Because, let's be real for a second: the publishing business is a toilet and most contemporary novelists have to ford a raging river of manure just to get published, let alone taken seriously enough for word of mouth to get as far as casual consumers of novel-length fiction like me.
Regarding the work itself, all I really feel I need to say is that the dust jacket literally does this one no justice by calling it a fusion of "historical events of the twelfth century with myths and fables, juicy romance," etc. Baudolino is so much more than that: it's not exactly the obverse of Il pendolo di foucault (the obverse would be something like Indiana Jones and the Last Crusade: something where the medieval legend actually turns out to correspond to whatever version that Frazer attempts to pass off as authoritative in The Golden Bough), but it works with a lot of the same concepts and intellectual and emotional habits of men. It does this work, however, with much less ennui, irony and melancholy and much more zest, (unironic) humor and knee-scraping, commode-hugging abandon.
It's kind of like one of Mark Twain's early works, if Twain wrote it in and about medieval Europe: not so folksy that you had to be there to get the jokes, but not so straight-laced that the inevitable dick jokes can't be retold in the low language that does them any justice.
*The "antagonistic" version of the common opinion among people who haven't really read co is, of course, that he, as evidenced by his propensity to write obscuritanist novels of unusual length about the dark ages (which are themselves obscure by definition, thus making his novels doubly obscure) in multiple languages, is an arrogant old fart who only writes novels in order to thumb his knobby little nose at the world and say, "hey everybody--look at me: I'm so much smarter than everyone!
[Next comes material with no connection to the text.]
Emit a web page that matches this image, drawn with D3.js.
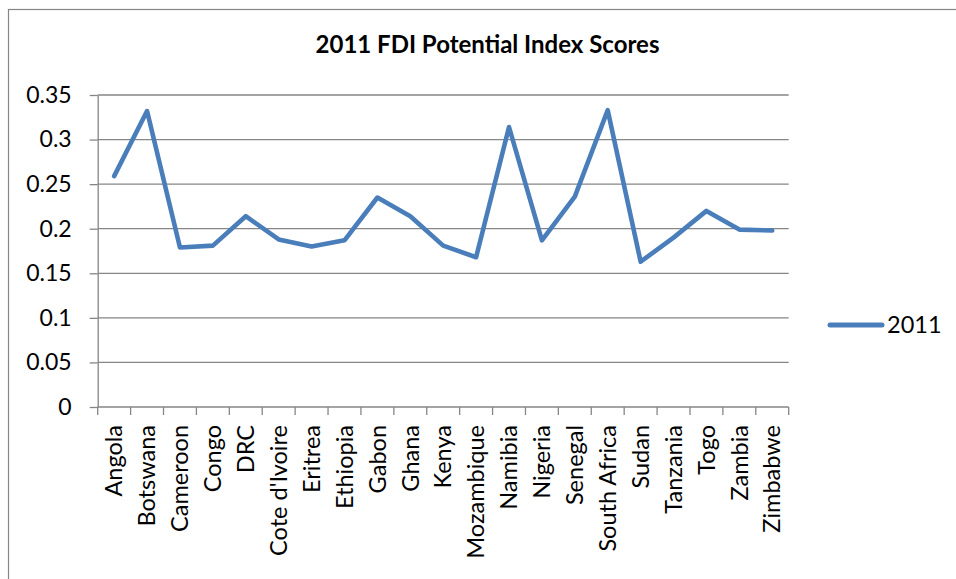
<!DOCTYPE html>
<html>
<head>
<meta charset="utf-8">
<script src="https://cdn.jsdelivr.net/npm/d3@7"></script>
<style>
  body { margin: 0; background: #fff; }
  svg { display: block; font-family: Lato, "Open Sans", sans-serif; }
</style>
</head>
<body>
<div id="chart"></div>
<script>
var countries = ["Angola", "Botswana", "Cameroon", "Congo", "DRC", "Cote d'Ivoire", "Eritrea",
                 "Ethiopia", "Gabon", "Ghana", "Kenya", "Mozambique", "Namibia", "Nigeria",
                 "Senegal", "South Africa", "Sudan", "Tanzania", "Togo", "Zambia", "Zimbabwe"];
var scores2011 = [0.259, 0.332, 0.179, 0.181, 0.214, 0.188, 0.180,
                  0.187, 0.235, 0.214, 0.181, 0.168, 0.314, 0.187,
                  0.236, 0.333, 0.163, 0.190, 0.220, 0.199, 0.198];
var yTicks = [0, 0.05, 0.1, 0.15, 0.2, 0.25, 0.3, 0.35];
var seriesName = "2011";
var title = "2011 FDI Potential Index Scores";

function LineChart() {
    var w = 956, h = 579;
    var left = 97.7, right = 788.7, top = 95, bottom = 407;
    var blue = "#4a7ebb";
    var grid = "#868686";

    var svg = d3.select("#chart")
                .append("svg")
                .attr("width", w)
                .attr("height", h);

    // chart area border
    svg.append("rect")
        .attr("x", 8.5).attr("y", 9.5)
        .attr("width", w).attr("height", h)
        .attr("fill", "none")
        .attr("stroke", "#868686")
        .attr("stroke-width", 1.2);

    svg.append("text")
        .attr("x", 487.5)
        .attr("y", 53)
        .attr("text-anchor", "middle")
        .attr("font-weight", "bold")
        .attr("font-size", 24)
        .text(title);

    var x = d3.scaleBand()
              .domain(countries)
              .range([left, right]);

    var y = d3.scaleLinear()
              .domain([0, 0.35])
              .range([bottom, top]);

    // gridlines
    svg.append("g")
        .selectAll("line")
        .data(yTicks)
        .enter()
        .append("line")
        .attr("x1", left).attr("x2", right)
        .attr("y1", function(d){ return y(d); })
        .attr("y2", function(d){ return y(d); })
        .attr("stroke", grid)
        .attr("stroke-width", 1.3);

    // y axis
    var yAxis = d3.axisLeft(y)
                  .tickValues(yTicks)
                  .tickSizeInner(8)
                  .tickSizeOuter(0)
                  .tickPadding(18)
                  .tickFormat(function(d){ return String(+d.toFixed(2)); });

    var gy = svg.append("g")
        .attr("transform", "translate(" + left + ",0)")
        .call(yAxis);
    gy.select(".domain").attr("stroke", grid).attr("stroke-width", 1.3);
    gy.selectAll(".tick line").attr("stroke", grid).attr("stroke-width", 1.3);
    gy.selectAll(".tick text")
        .attr("font-size", 23)
        .attr("font-family", "Lato, sans-serif")
        .attr("fill", "#000");

    // x axis tick marks at category boundaries
    var bounds = countries.map(function(c){ return x(c); }).concat([right]);
    svg.append("g")
        .selectAll("line")
        .data(bounds)
        .enter()
        .append("line")
        .attr("x1", function(d){ return d; })
        .attr("x2", function(d){ return d; })
        .attr("y1", bottom).attr("y2", bottom + 8)
        .attr("stroke", grid)
        .attr("stroke-width", 1.3);

    var xAxis = d3.axisBottom(x).tickSize(0).tickPadding(0);
    var gx = svg.append("g")
        .attr("transform", "translate(0," + bottom + ")")
        .call(xAxis);
    gx.select(".domain").remove();
    gx.selectAll(".tick text")
        .attr("font-size", 23.5)
        .attr("font-family", "Lato, sans-serif")
        .attr("fill", "#000")
        .attr("text-anchor", "end")
        .attr("transform", "rotate(-90)")
        .attr("x", -18)
        .attr("y", 0)
        .attr("dy", "0.35em");

    // the line
    var line = d3.line()
                 .x(function(d, i){ return x(countries[i]) + x.bandwidth() / 2; })
                 .y(function(d){ return y(d); });

    svg.append("path")
        .datum(scores2011)
        .attr("d", line)
        .attr("fill", "none")
        .attr("stroke", blue)
        .attr("stroke-width", 4.6)
        .attr("stroke-linejoin", "round")
        .attr("stroke-linecap", "round");

    // legend
    svg.append("line")
        .attr("x1", 830).attr("x2", 882)
        .attr("y1", 325).attr("y2", 325)
        .attr("stroke", blue)
        .attr("stroke-width", 5)
        .attr("stroke-linecap", "round");
    svg.append("text")
        .attr("x", 887)
        .attr("y", 325)
        .attr("dy", "0.35em")
        .attr("font-size", 23.5)
        .text(seriesName);
}

window.onload = LineChart;
</script>
</body>
</html>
And just in case you didn't get that, I'll repeat it in Latin, Hebrew, German and Gödel's encoded symbolic logic notation, just to make sure that everyone in the world understands just how incredibly freaking smart I am!" Obviously, people who claim to enjoy (for who could really enjoy that kind of inane, masturbatory, cock-crowing?) Eco's novels only make such statements because they think they're better than the rest of us.